A few days ago Edward asked a very interesting question, namely: why do people think that Bush would be a better Commander-in-Chief than Kerry? What do they imagine that Kerry would do that’s worse than what Bush has already done? Unfortunately, the thread spiraled into an endless discussion of the history of our relations with Iraq. Since I thought Edward’s question was very much worth answering, I thought I’d ask it again. To provide a slightly different framework for it:
Both Kerry and Bush agree that whatever the merits of our decision to go into Iraq, we are there now, and have to see it through. Some people may think that Kerry is more focussed on getting our troops out, but frankly, I haven’t seen much evidence of that. Moreover, Bush also famously planned to withdraw troops fairly dramatically shortly after the invasion, but reality wouldn’t let him; there is, as far as I can see, no reason to think that if Kerry wants to withdraw troops, he would not alter his views in the face of realities on the ground if he had to. (If anything, the opposite is true, since, unlike Bush, Kerry belongs to “the reality-based community”.)
Neither Bush nor Kerry is in a position to go fighting any other wars just now. Our army is badly overextended — we have sent our training unit into Iraq, which is, as Phil Carter says, like eating our seed corn. Our soldiers are under stop-loss orders to prevent them from leaving on schedule. The guard and reserves have missed their enrollment targets. We do not have the capability to start a third war absent some extremely compelling reason, like our being attacked. Both Bush and Kerry would go to war in that case; Bush is slightly more likely to embark on a new adventure absent some such reason, but that is not at all a good thing in our present circumstances.
For this reason I think that the broad contours of our military engagements would be the same under the two candidates: war in Iraq and Afghanistan until stable governments are in place there, at which point we withdraw. The differences between them, as far as defense and foreign policy are concerned, would probably be as follows: first, the competence with which they would run these wars; second, their diplomatic efforts, and third, their prosecution of the war on terror. I truly cannot see why anyone would think that Bush is likely to do a better job in any of these areas. Before going into specifics, however, I want to quote a very good point made by Kevin Drum:
“Obsessing over Kerry’s entire 30-year public history is probably unproductive. After all, before 9/11 George Bush and his advisors had little concern for terrorism and expressed frequent contempt for things like nation building and democracy promotion. Does that affect how we feel about Bush today?

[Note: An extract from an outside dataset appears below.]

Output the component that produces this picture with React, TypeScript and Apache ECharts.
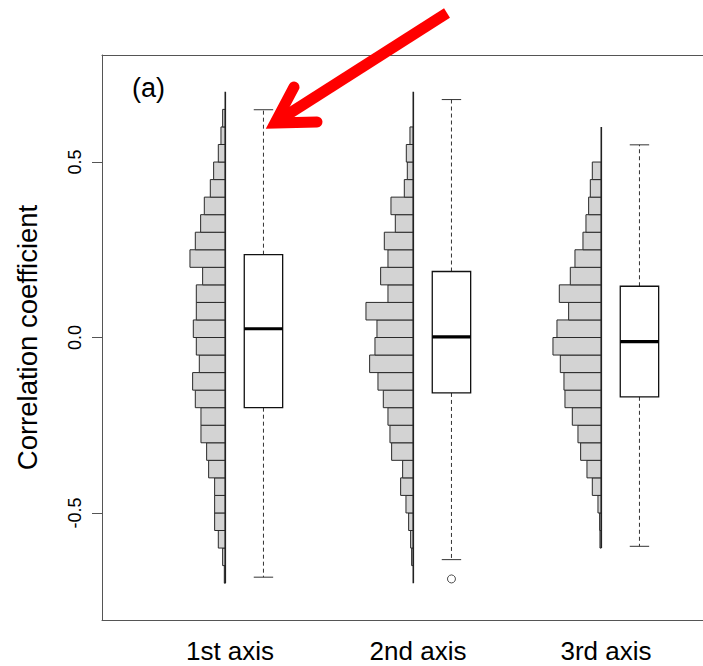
import React, { useEffect, useRef } from "react";
import * as echarts from "echarts";

// ---------- data ----------
const categories = ["1st axis", "2nd axis", "3rd axis"];
const yTickValues = [-0.5, 0, 0.5];

// histogram bin edges (correlation coefficient)
const binEdges = [
  -0.7, -0.65, -0.6, -0.55, -0.5, -0.45, -0.4, -0.35, -0.3, -0.25, -0.2, -0.15, -0.1, -0.05,
  0, 0.05, 0.1, 0.15, 0.2, 0.25, 0.3, 0.35, 0.4, 0.45, 0.5, 0.55, 0.6, 0.65, 0.7,
];

// frequencies per bin, from the lowest bin upward (relative units)
const hist1 = [3, 8, 21, 32, 32, 32, 50, 56, 73, 73, 90, 98, 78, 87, 96, 87, 87, 68, 106, 90, 74, 63, 45, 35, 21, 13, 8, 0];
const hist2 = [0, 5, 8, 14, 22, 38, 32, 65, 70, 76, 90, 106, 131, 115, 109, 142, 76, 98, 76, 87, 54, 67, 27, 18, 21, 10, 0, 0];
const hist3 = [0, 0, 4, 5, 10, 27, 43, 62, 70, 87, 109, 112, 123, 145, 133, 98, 126, 93, 79, 55, 46, 38, 33, 27, 0, 0, 0, 0];

// extent of each histogram's axis line
const histLow = [-0.7, -0.7, -0.6];
const histHigh = [0.7, 0.7, 0.6];

// boxplot statistics
const boxMin = [-0.683, -0.633, -0.595];
const boxQ1 = [-0.2, -0.158, -0.169];
const boxMedian = [0.025, 0.002, -0.012];
const boxQ3 = [0.236, 0.188, 0.146];
const boxMax = [0.649, 0.678, 0.549];

// outliers
const outlierGroup = [2];
const outlierValue = [-0.688];

// ---------- layout (not data) ----------
const FONT = "'Liberation Sans', Arial, Helvetica, sans-serif";
const PX_PER_UNIT = 188;
const GRID_LEFT = 102;
const X_MIN = 1 - (225.3 - GRID_LEFT) / PX_PER_UNIT;
const GRID_W = 703 - GRID_LEFT;
const X_MAX = X_MIN + GRID_W / PX_PER_UNIT;
const BOX_OFFSET = 0.203;
const LABEL_OFFSET = 0.025;
const HIST_UNIT = 1 / (3 * PX_PER_UNIT); // x-units per frequency unit
const BOX_HALF = 19.2;
const CAP_HALF = 9.7;

const hists = [hist1, hist2, hist3];

function buildOption(): any {
  const histData: number[][] = [];
  hists.forEach((h, g) => {
    h.forEach((c, j) => {
      if (c > 0) histData.push([g + 1, binEdges[j], binEdges[j + 1], c]);
    });
  });
  const baseData = categories.map((_, g) => [g + 1, histLow[g], histHigh[g]]);
  const boxData = categories.map((_, g) => [
    g + 1 + BOX_OFFSET,
    boxMin[g],
    boxQ1[g],
    boxMedian[g],
    boxQ3[g],
    boxMax[g],
  ]);
  const outData = outlierGroup.map((g, i) => [g + BOX_OFFSET, outlierValue[i]]);
  const frameLine = { show: true, onZero: false, lineStyle: { color: "#555", width: 1 } };

  return {
    animation: false,
    backgroundColor: "#ffffff",
    grid: {
      left: GRID_LEFT,
      top: 55,
      width: GRID_W,
      height: 565,
      show: false,
    },
    xAxis: [
      {
        type: "value",
        min: X_MIN,
        max: X_MAX,
        position: "bottom",
        axisLine: frameLine,
        axisTick: { show: false },
        splitLine: { show: false },
        axisLabel: {
          customValues: categories.map((_, i) => i + 1 + LABEL_OFFSET),
          formatter: (v: number) => categories[Math.round(v) - 1] ?? "",
          fontSize: 26,
          lineHeight: 26,
          fontFamily: FONT,
          color: "#000",
          margin: 18,
        },
      },
      {
        type: "value",
        min: X_MIN,
        max: X_MAX,
        position: "top",
        axisLine: frameLine,
        axisTick: { show: false },
        axisLabel: { show: false },
        splitLine: { show: false },
      },
    ],
    yAxis: {
      type: "value",
      min: -0.805,
      max: 0.805,
      axisLine: frameLine,
      splitLine: { show: false },
      axisTick: {
        show: true,
        customValues: yTickValues,
        length: 10,
        lineStyle: { color: "#555", width: 1 },
      },
      axisLabel: {
        customValues: yTickValues,
        rotate: 90,
        formatter: (v: number) => v.toFixed(1),
        fontSize: 18,
        fontFamily: FONT,
        color: "#000",
        margin: 18,
      },
      name: "Correlation coefficient",
      nameLocation: "middle",
      nameGap: 61,
      nameTextStyle: { fontSize: 27.5, fontFamily: FONT, color: "#000" },
    },
    series: [
      {
        type: "custom",
        name: "hist",
        data: histData,
        encode: { x: [0], y: [1, 2] },
        z: 2,
        renderItem: (_p: any, api: any) => {
          const x = api.value(0);
          const lo = api.value(1);
          const hi = api.value(2);
          const c = api.value(3);
          const a = api.coord([x - c * HIST_UNIT, hi]);
          const b = api.coord([x, lo]);
          return {
            type: "rect",
            shape: { x: a[0], y: a[1], width: b[0] - a[0], height: b[1] - a[1] },
            style: { fill: "#d3d3d3", stroke: "#2a2a2a", lineWidth: 1 },
          };
        },
      },
      {
        type: "custom",
        name: "base",
        data: baseData,
        encode: { x: [0], y: [1, 2] },
        z: 3,
        renderItem: (_p: any, api: any) => {
          const a = api.coord([api.value(0), api.value(1)]);
          const b = api.coord([api.value(0), api.value(2)]);
          return {
            type: "line",
            shape: { x1: a[0], y1: a[1], x2: b[0], y2: b[1] },
            style: { stroke: "#222", lineWidth: 1.6 },
          };
        },
      },
      {
        type: "custom",
        name: "box",
        data: boxData,
        encode: { x: [0], y: [1, 2, 3, 4, 5] },
        z: 4,
        renderItem: (_p: any, api: any) => {
          const x = api.value(0);
          const pMin = api.coord([x, api.value(1)]);
          const pQ1 = api.coord([x, api.value(2)]);
          const pMed = api.coord([x, api.value(3)]);
          const pQ3 = api.coord([x, api.value(4)]);
          const pMax = api.coord([x, api.value(5)]);
          const cx = pMed[0];
          const dash = { stroke: "#333", lineWidth: 1, lineDash: [4, 3] };
          const solid = { stroke: "#333", lineWidth: 1 };
          return {
            type: "group",
            children: [
              { type: "line", shape: { x1: cx, y1: pQ3[1], x2: cx, y2: pMax[1] }, style: dash },
              { type: "line", shape: { x1: cx, y1: pQ1[1], x2: cx, y2: pMin[1] }, style: dash },
              { type: "line", shape: { x1: cx - CAP_HALF, y1: pMax[1], x2: cx + CAP_HALF, y2: pMax[1] }, style: solid },
              { type: "line", shape: { x1: cx - CAP_HALF, y1: pMin[1], x2: cx + CAP_HALF, y2: pMin[1] }, style: solid },
              {
                type: "rect",
                shape: { x: cx - BOX_HALF, y: pQ3[1], width: BOX_HALF * 2, height: pQ1[1] - pQ3[1] },
                style: { fill: "#fff", stroke: "#111", lineWidth: 1.3 },
              },
              {
                type: "line",
                shape: { x1: cx - BOX_HALF, y1: pMed[1], x2: cx + BOX_HALF, y2: pMed[1] },
                style: { stroke: "#000", lineWidth: 3.2 },
              },
            ],
          };
        },
      },
      {
        type: "scatter",
        name: "outlier",
        data: outData,
        symbol: "circle",
        symbolSize: 8,
        z: 5,
        itemStyle: { color: "#fff", borderColor: "#222", borderWidth: 1 },
      },
    ],
    graphic: [
      {
        type: "text",
        x: 132,
        y: 88,
        z: 10,
        style: {
          text: "(a)",
          fontSize: 27,
          fontFamily: FONT,
          fill: "#000",
          align: "left",
          verticalAlign: "middle",
          textAlign: "left",
          textVerticalAlign: "middle",
        },
      },
      {
        type: "line",
        z: 20,
        shape: { x1: 447, y1: 13, x2: 276, y2: 122 },
        style: { stroke: "#ff0000", lineWidth: 11, lineCap: "butt" },
      },
      {
        type: "polyline",
        z: 21,
        shape: { points: [[294, 87], [275, 123], [317, 122]] },
        style: { stroke: "#ff0000", lineWidth: 11, lineCap: "round", lineJoin: "miter", fill: null },
      },
    ],
  };
}

export default function App() {
  const ref = useRef<HTMLDivElement>(null);
  useEffect(() => {
    if (!ref.current) return;
    const chart = echarts.init(ref.current, null, { renderer: "svg" });
    chart.setOption(buildOption());
    return () => chart.dispose();
  }, []);
  return (
    <div
      ref={ref}
      style={{ position: "absolute", left: 0, top: 0, width: 703, height: 666, background: "#fff" }}
    />
  );
}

It shouldn’t, because we accept that 9/11 fundamentally changed his view of the world. We judge Bush by how he’s reacted after 9/11, not by his advisors’ long records before taking office — and I’d argue that we should do the same with Kerry rather than raking over nuclear freeze minutiae and Gulf War votes from over a decade ago. Obviously Kerry’s past illuminates his character to some degree, but a lot changed on 9/11 and I suspect that ancient history is a poor guide to his view of how to react to the post-9/11 world.”